(Source code of charts)

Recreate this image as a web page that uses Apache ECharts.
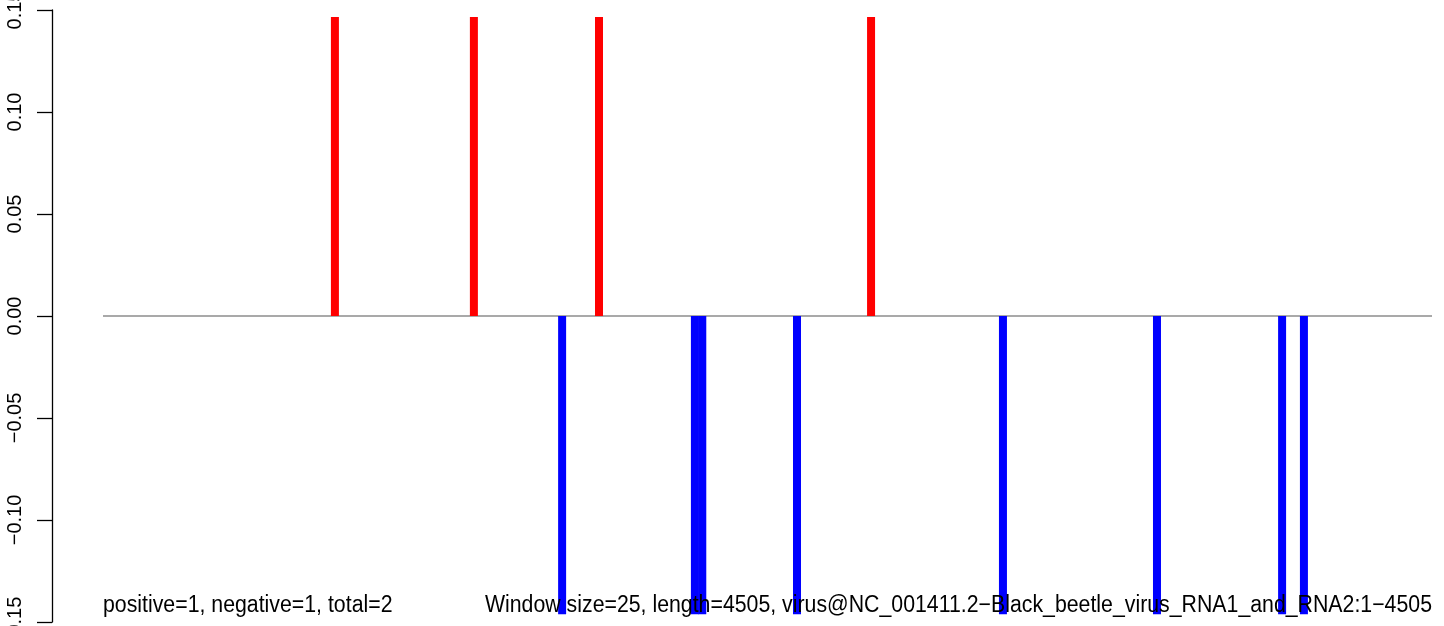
<!DOCTYPE html>
<html>
<head>
<meta charset="utf-8">
<script src="https://cdn.jsdelivr.net/npm/echarts@6/dist/echarts.min.js"></script>
<style>
html,body{margin:0;padding:0;background:#fff;}
#c{width:1444px;height:626px;}
</style>
</head>
<body>
<div id="c"></div>
<script>
// genome positions (window centres) and scores
const posX = [787, 1258, 1682, 2604];
const posVal = [0.1466, 0.1466, 0.1466, 0.1466];
const negX = [1557, 2007, 2032, 2353, 3051, 3573, 3997, 4071];
const negVal = [-0.1462, -0.1462, -0.1462, -0.1462, -0.1462, -0.1462, -0.1462, -0.1462];
const seqStart = 1;
const seqEnd = 4505;
const yTickValues = [-0.15, -0.10, -0.05, 0.00, 0.05, 0.10, 0.15];
const yTickLabels = ['\u22120.15', '\u22120.10', '\u22120.05', '0.00', '0.05', '0.10', '0.15'];
const leftNote = 'positive=1, negative=1, total=2';
const rightNote = 'Window size=25, length=4505, virus@NC_001411.2\u2212Black_beetle_virus_RNA1_and_RNA2:1\u22124505';

const FONT = '"Liberation Sans", Arial, Helvetica, sans-serif';
const chart = echarts.init(document.getElementById('c'), null, {renderer: 'canvas'});

function tickLabel(v) {
  for (let i = 0; i < yTickValues.length; i++) {
    if (Math.abs(v - yTickValues[i]) < 1e-9) return yTickLabels[i];
  }
  return '';
}

chart.setOption({
  animation: false,
  backgroundColor: '#ffffff',
  grid: {left: 52, right: 0, top: 10, bottom: 4, containLabel: false, outerBoundsMode: 'none'},
  xAxis: {
    type: 'value', min: -171.8, max: 4545.7, show: false
  },
  yAxis: {
    type: 'value', min: -0.15, max: 0.15, interval: 0.05,
    axisLine: {show: true, onZero: false, lineStyle: {color: '#000', width: 1.3}},
    axisTick: {show: true, length: 15, lineStyle: {color: '#000', width: 1.3}},
    splitLine: {show: false},
    axisLabel: {
      rotate: 90, margin: 27, color: '#000', fontSize: 20, fontFamily: FONT,
      formatter: tickLabel, showMinLabel: true, showMaxLabel: true, hideOverlap: false
    }
  },
  series: [
    {
      type: 'line', data: [[seqStart, 0], [seqEnd, 0]], symbol: 'none', silent: true,
      lineStyle: {color: '#8c8c8c', width: 1.5}, z: 1
    },
    {
      type: 'bar', data: posX.map((x, i) => [x, posVal[i]]), barWidth: 8, barGap: '-100%',
      itemStyle: {color: '#ff0000'}, z: 2
    },
    {
      type: 'bar', data: negX.map((x, i) => [x, negVal[i]]), barWidth: 8, barGap: '-100%',
      itemStyle: {color: '#0000ff'}, z: 2
    }
  ]
});

const pL = chart.convertToPixel({gridIndex: 0}, [seqStart, 0]);
const pR = chart.convertToPixel({gridIndex: 0}, [seqEnd, 0]);
chart.setOption({
  graphic: [
    {type: 'text', x: pL[0], y: 606, scaleY: 1.1, z: 10,
     style: {text: leftNote, fill: '#000', font: '21.3px ' + FONT, textAlign: 'left', textVerticalAlign: 'middle'}},
    {type: 'text', x: pR[0], y: 606, scaleY: 1.1, z: 10,
     style: {text: rightNote, fill: '#000', font: '21.3px ' + FONT, textAlign: 'right', textVerticalAlign: 'middle'}}
  ]
});
</script>
</body>
</html>
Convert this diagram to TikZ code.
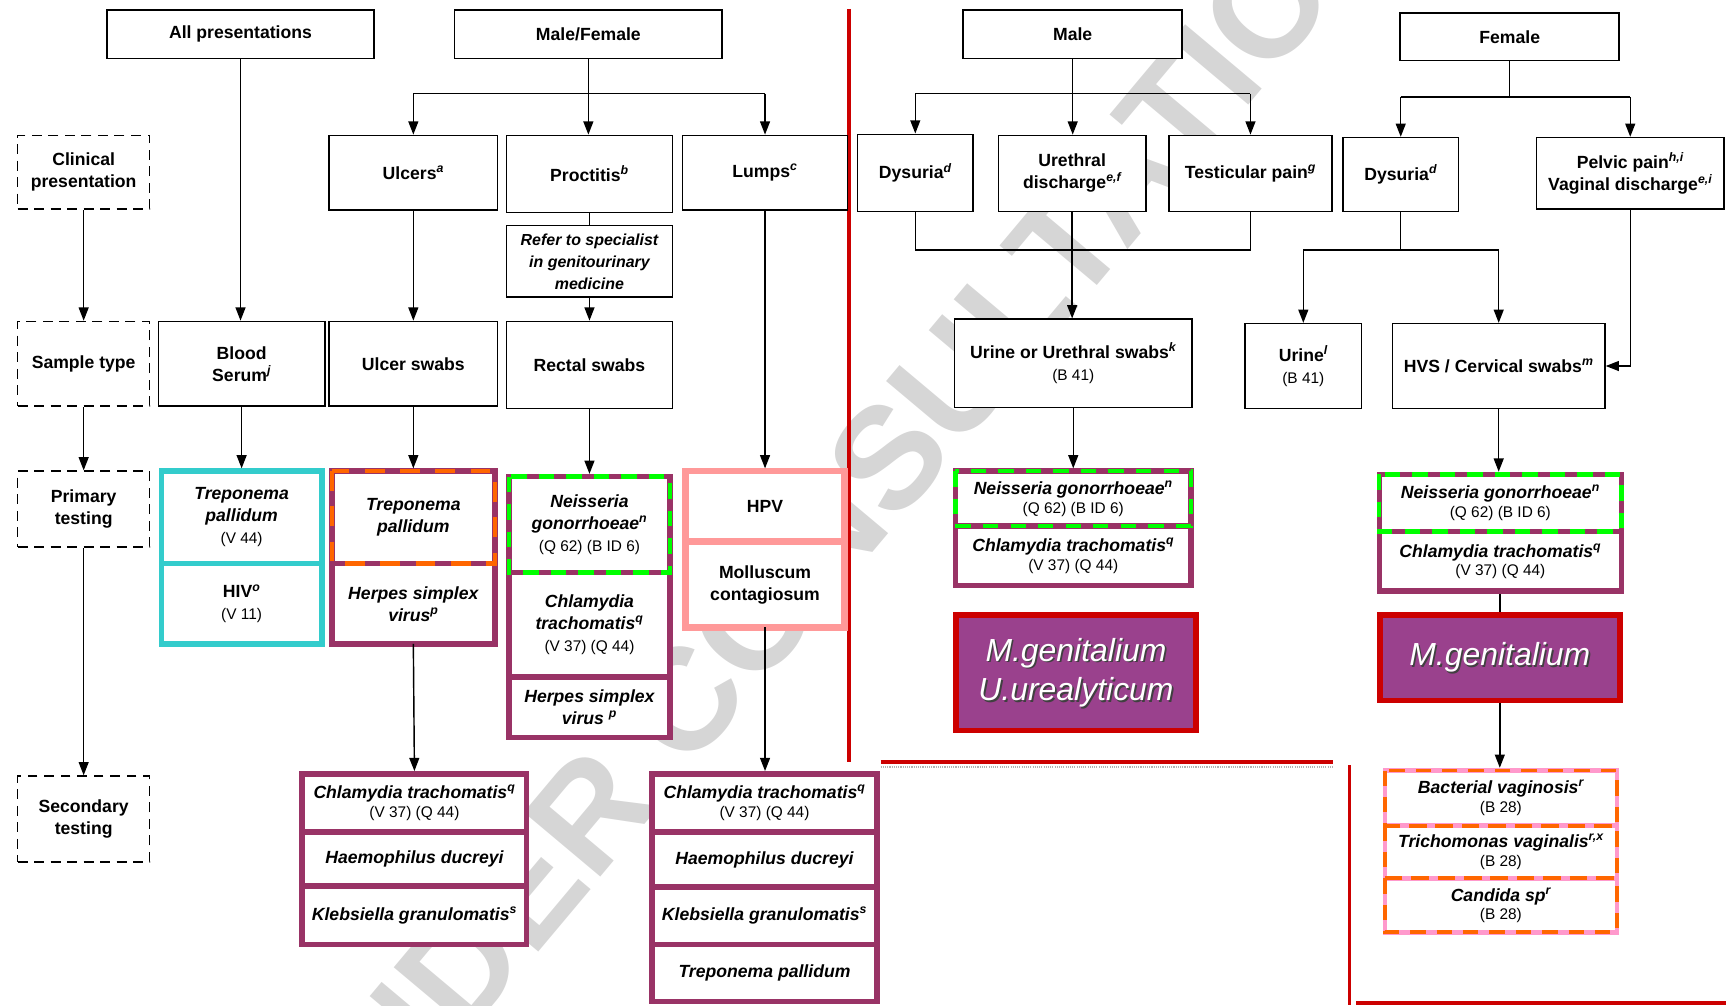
\documentclass[tikz,border=0pt]{standalone}
\usepackage{fontspec}
\setmainfont{Liberation Sans}
\usetikzlibrary{arrows.meta}

\definecolor{tealc}{HTML}{33CCCC}
\definecolor{plum}{HTML}{993366}
\definecolor{orng}{HTML}{FF6600}
\definecolor{lgreen}{HTML}{00FF00}
\definecolor{salmon}{HTML}{FF9999}
\definecolor{rose}{HTML}{FF99CC}
\definecolor{mgfill}{HTML}{9A418D}
\definecolor{redline}{HTML}{CC0000}
\definecolor{wmgray}{HTML}{D6D6D6}

\newcommand\lblfont{\fontsize{16}{20}\selectfont\bfseries}
\newcommand\smallref{\fontsize{14}{19}\selectfont\mdseries\upshape}
\newcommand\fn[1]{\textsuperscript{\itshape #1}}

\begin{document}
\begin{tikzpicture}[x=1pt,y=-1pt,
  box/.style={draw, line width=1.4pt, fill=white, align=center, inner sep=2pt, font=\lblfont},
  dbox/.style={box, dash pattern=on 9pt off 6pt},
  cell/.style={fill=white, line width=5pt, align=center, inner sep=0pt, outer sep=0pt, font=\lblfont\itshape},
  upcell/.style={font=\lblfont},
  cellp/.style={cell, draw=plum},
  cellc/.style={cell, draw=tealc},
  cellsal/.style={cell, draw=salmon, line width=6pt},
  cellr/.style={cell, draw=rose, line width=4pt},
  ln/.style={line width=1.3pt},
  arr/.style={ln, -{Triangle[width=9pt,length=12pt]}},
  arrc/.style={arr, shorten >=2.5pt},
  odash/.style={orng, line width=4pt, dash pattern=on 18pt off 14pt},
  gdash/.style={lgreen, line width=4pt, dash pattern=on 14pt off 11pt},
  fdash/.style={orng, line width=3.5pt, dash pattern=on 14pt off 10pt},
  mgbox/.style={draw=redline, line width=5pt, fill=mgfill},
  mgtext/.style={align=center, font=\fontsize{29}{36}\selectfont\itshape},
  redrule/.style={redline, line width=3.5pt}
]
\useasboundingbox (0,0) rectangle (1568,913);

% watermark
\node[rotate=50, text=wmgray, inner sep=0pt, font=\fontsize{132}{132}\selectfont\bfseries] (wm) at (755,477) {UNDER CONSULTATION};

% red separators
\draw[redrule] (771,8) -- (771,692);
\draw[redrule] (800,692) -- (1211,692);
\draw[gray!60, line width=2pt, dash pattern=on 1pt off 1pt] (800,697) -- (1211,697);
\draw[redrule] (1226,695) -- (1226,913);
\draw[redrule] (1232,911) -- (1568,911);

% top headers
\node[box, minimum width=243pt, minimum height=44pt] (allp) at (218.5,31) {All presentations};
\node[box, minimum width=243pt, minimum height=44pt] (mf) at (534.5,31) {Male/Female};
\node[box, minimum width=199pt, minimum height=44pt] (male) at (974.5,31) {Male};
\node[box, minimum width=199pt, minimum height=43pt] (female) at (1371.5,33.5) {Female};

% row labels
\node[dbox, minimum width=120pt, minimum height=67pt] (clin) at (76,156.5) {Clinical\\presentation};
\node[dbox, minimum width=120pt, minimum height=77pt] (samp) at (76,330.5) {Sample type};
\node[dbox, minimum width=120pt, minimum height=69pt] (prim) at (76,462.5) {Primary\\testing};
\node[dbox, minimum width=120pt, minimum height=78pt] (sec) at (76,744) {Secondary\\testing};

% clinical presentations
\node[box, minimum width=153pt, minimum height=68pt] (ulcers) at (375.5,157) {Ulcers\fn{a}};
\node[box, minimum width=151pt, minimum height=70pt] (proct) at (535.5,158) {Proctitis\fn{b}};
\node[box, minimum width=150pt, minimum height=68pt] (lumps) at (695,157) {Lumps\fn{c}};
\node[box, minimum width=105pt, minimum height=70pt] (dysm) at (831.5,157) {Dysuria\fn{d}};
\node[box, minimum width=134pt, minimum height=69pt] (ureth) at (974,157.5) {Urethral\\discharge\fn{e,f}};
\node[box, minimum width=148pt, minimum height=69pt] (test) at (1136,157.5) {Testicular pain\fn{g}};
\node[box, minimum width=105pt, minimum height=67pt] (dysf) at (1272.5,158.5) {Dysuria\fn{d}};
\node[box, minimum width=170pt, minimum height=65pt] (pelvic) at (1481,157.5) {Pelvic pain\fn{h,i}\\Vaginal discharge\fn{e,i}};
\node[box, minimum width=151pt, minimum height=65pt, font=\fontsize{14.5}{20}\selectfont\bfseries\itshape] (refer) at (535.5,237.5) {Refer to specialist\\in genitourinary\\medicine};

% sample types
\node[box, minimum width=151pt, minimum height=77pt] (blood) at (219.5,330.5) {Blood\\Serum\fn{j}};
\node[box, minimum width=153pt, minimum height=77pt] (ulcsw) at (375.5,330.5) {Ulcer swabs};
\node[box, minimum width=151pt, minimum height=79pt] (rectsw) at (535.5,331.5) {Rectal swabs};
\node[box, minimum width=216pt, minimum height=80pt] (urinem) at (975,330) {Urine or Urethral swabs\fn{k}\\{\smallref (B 41)}};
\node[box, minimum width=106pt, minimum height=77pt] (urinef) at (1184,332.5) {Urine\fn{l}\\{\smallref (B 41)}};
\node[box, minimum width=193pt, minimum height=77pt] (hvs) at (1361.5,332.5) {HVS / Cervical swabs\fn{m}};

% primary testing: blood
\node[cellc, minimum width=146pt, minimum height=84pt] (bt) at (219.5,470) {Treponema\\pallidum\\{\smallref (V 44)}};
\node[cellc, upcell, minimum width=146pt, minimum height=73pt] (bb) at (219.5,548.5) {HIV\fn{o}\\{\smallref (V 11)}};
% primary testing: ulcer swabs
\node[cellp, minimum width=148pt, minimum height=73pt] (ub) at (375.5,548.5) {Herpes simplex\\virus\fn{p}};
\node[cellp, minimum width=148pt, minimum height=84pt] (ut) at (375.5,470) {Treponema\\pallidum};
\draw[odash] (ut.north west) rectangle (ut.south east);
% primary testing: rectal swabs
\node[cellp, minimum width=146pt, minimum height=95pt] (rm) at (535.5,567.5) {Chlamydia\\trachomatis\fn{q}\\{\smallref (V 37) (Q 44)}};
\node[cellp, minimum width=146pt, minimum height=55pt] (rb) at (535.5,642.5) {Herpes simplex\\virus \fn{p}};
\node[cellp, minimum width=146pt, minimum height=87pt] (rt) at (535.5,476.5) {Neisseria\\gonorrhoeae\fn{n}\\{\smallref (Q 62) (B ID 6)}};
\draw[gdash] (rt.north west) rectangle (rt.south east);
% primary testing: lumps
\node[cellsal, upcell, minimum width=144pt, minimum height=64pt] (ht) at (695,460) {HPV};
\node[cellsal, upcell, minimum width=144pt, minimum height=78pt] (hb) at (695,531) {Molluscum\\contagiosum};
% primary testing: male
\node[cellp, minimum width=214pt, minimum height=54pt] (mb) at (975,505) {Chlamydia trachomatis\fn{q}\\[-3pt]{\smallref (V 37) (Q 44)}};
\node[cellp, minimum width=214pt, minimum height=50pt] (mt) at (975,453) {Neisseria gonorrhoeae\fn{n}\\[-3pt]{\smallref (Q 62) (B ID 6)}};
\draw[gdash] (mt.north west) rectangle (mt.south east);
% primary testing: female
\node[cellp, minimum width=220pt, minimum height=54pt] (fb) at (1363,510) {Chlamydia trachomatis\fn{q}\\[-3pt]{\smallref (V 37) (Q 44)}};
\node[cellp, minimum width=220pt, minimum height=52pt] (ft) at (1363,457) {Neisseria gonorrhoeae\fn{n}\\[-3pt]{\smallref (Q 62) (B ID 6)}};
\draw[gdash] (ft.north west) rectangle (ft.south east);

% additional organisms
\node[mgbox, minimum width=218pt, minimum height=105pt] (mgm) at (977.5,611) {};
\node[mgtext, text=black!75] (mgmsh) at ([shift={(1.5,1.5)}]mgm.center) {M.genitalium\\U.urealyticum};
\node[mgtext, text=white] (mgmtx) at (mgm.center) {M.genitalium\\U.urealyticum};
\node[mgbox, minimum width=218pt, minimum height=78pt] (mgf) at (1362.5,597.5) {};
\node[mgtext, text=black!75] (mgfsh) at ([shift={(1.5,1.5)}]mgf.center) {M.genitalium};
\node[mgtext, text=white] (mgftx) at (mgf.center) {M.genitalium};

% secondary testing: ulcers
\node[cellp, minimum width=204pt, minimum height=53pt] (us1) at (376.5,729.5) {Chlamydia trachomatis\fn{q}\\[-3pt]{\smallref (V 37) (Q 44)}};
\node[cellp, minimum width=204pt, minimum height=49pt] (us2) at (376.5,780.5) {Haemophilus ducreyi};
\node[cellp, minimum width=204pt, minimum height=53pt] (us3) at (376.5,831.5) {Klebsiella granulomatis\fn{s}};
% secondary testing: lumps
\node[cellp, minimum width=204pt, minimum height=53pt] (ls1) at (694.5,729.5) {Chlamydia trachomatis\fn{q}\\[-3pt]{\smallref (V 37) (Q 44)}};
\node[cellp, minimum width=204pt, minimum height=50pt] (ls2) at (694.5,781) {Haemophilus ducreyi};
\node[cellp, minimum width=204pt, minimum height=52pt] (ls3) at (694.5,832) {Klebsiella granulomatis\fn{s}};
\node[cellp, minimum width=204pt, minimum height=52pt] (ls4) at (694.5,884) {Treponema pallidum};
% secondary testing: female
\node[cellr, minimum width=211pt, minimum height=50pt] (fs1) at (1363.5,725) {Bacterial vaginosis\fn{r}\\[-3pt]{\smallref (B 28)}};
\node[cellr, minimum width=211pt, minimum height=48pt] (fs2) at (1363.5,774) {Trichomonas vaginalis\fn{r,x}\\[-3pt]{\smallref (B 28)}};
\node[cellr, minimum width=211pt, minimum height=49pt] (fs3) at (1363.5,822.5) {Candida sp\fn{r}\\[-3pt]{\smallref (B 28)}};
\draw[fdash] (fs1.north west) rectangle (fs1.south east);
\draw[fdash] (fs2.north west) rectangle (fs2.south east);
\draw[fdash] (fs3.north west) rectangle (fs3.south east);

% connectors: row labels
\draw[arr] (clin.south) -- (samp.north);
\draw[arr] (samp.south) -- (prim.north);
\draw[arr] (prim.south) -- (sec.north);

% connectors: all presentations
\draw[arr] (allp.south) -- (allp.south |- blood.north);

% connectors: male/female
\coordinate (mfbar) at (534.5,85);
\draw[ln] (mfbar -| ulcers.north) -- (mfbar -| lumps.north);
\draw[arr] (mf.south) -- (mf.south |- proct.north);
\draw[arr] (mfbar -| ulcers.north) -- (ulcers.north);
\draw[arr] (mfbar -| lumps.north) -- (lumps.north);
\draw[arr] (ulcers.south) -- (ulcsw.north);
\draw[ln] (proct.south) -- (refer.north);
\draw[arr] (refer.south) -- (rectsw.north);
\draw[arrc] (lumps.south) -- (ht.north);
\draw[arrc] (blood.south) -- (bt.north);
\draw[arrc] (ulcsw.south) -- (ut.north);
\draw[arrc] (rectsw.south) -- (rt.north);
\draw[arrc] (ub.south) -- (us1.north);
\draw[arrc] (hb.south) -- (hb.south |- ls1.north);

% connectors: male
\coordinate (mbar) at (974.5,85);
\draw[ln] (mbar -| dysm.north) -- (mbar -| test.north);
\draw[arr] (male.south) -- (male.south |- ureth.north);
\draw[arr] (mbar -| dysm.north) -- (dysm.north);
\draw[arr] (mbar -| test.north) -- (test.north);
\coordinate (mlow) at (974,227);
\draw[ln] (dysm.south) -- (dysm.south |- mlow) -- (test.south |- mlow) -- (test.south);
\draw[arr] (ureth.south) -- (ureth.south |- urinem.north);
\draw[arrc] (urinem.south) -- (urinem.south |- mt.north);

% connectors: female
\coordinate (fbar) at (1371.5,88);
\draw[ln] (female.south) -- (fbar);
\draw[ln] (fbar -| dysf.north) -- (fbar -| pelvic.north);
\draw[arr] (fbar -| dysf.north) -- (dysf.north);
\draw[arr] (fbar -| pelvic.north) -- (pelvic.north);
\coordinate (flow) at (1272.5,227);
\draw[ln] (dysf.south) -- (flow);
\draw[ln] (flow -| urinef.north) -- (flow -| hvs.north);
\draw[arr] (flow -| urinef.north) -- (urinef.north);
\draw[arr] (flow -| hvs.north) -- (hvs.north);
\draw[arr] (pelvic.south) |- (hvs.east);
\draw[arrc] (hvs.south) -- (hvs.south |- ft.north);
\draw[ln, shorten <=2.5pt] (fb.south -| mgf.north) -- (mgf.north);
\draw[arrc] (mgf.south) -- (mgf.south |- fs1.north);
\end{tikzpicture}
\end{document}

▸ GOAL
Find the lines with the string "this" and reproduce them.

▸ RESULT
Recreate this image as a web page that uses Apache ECharts.
Convert this diagram to TikZ code.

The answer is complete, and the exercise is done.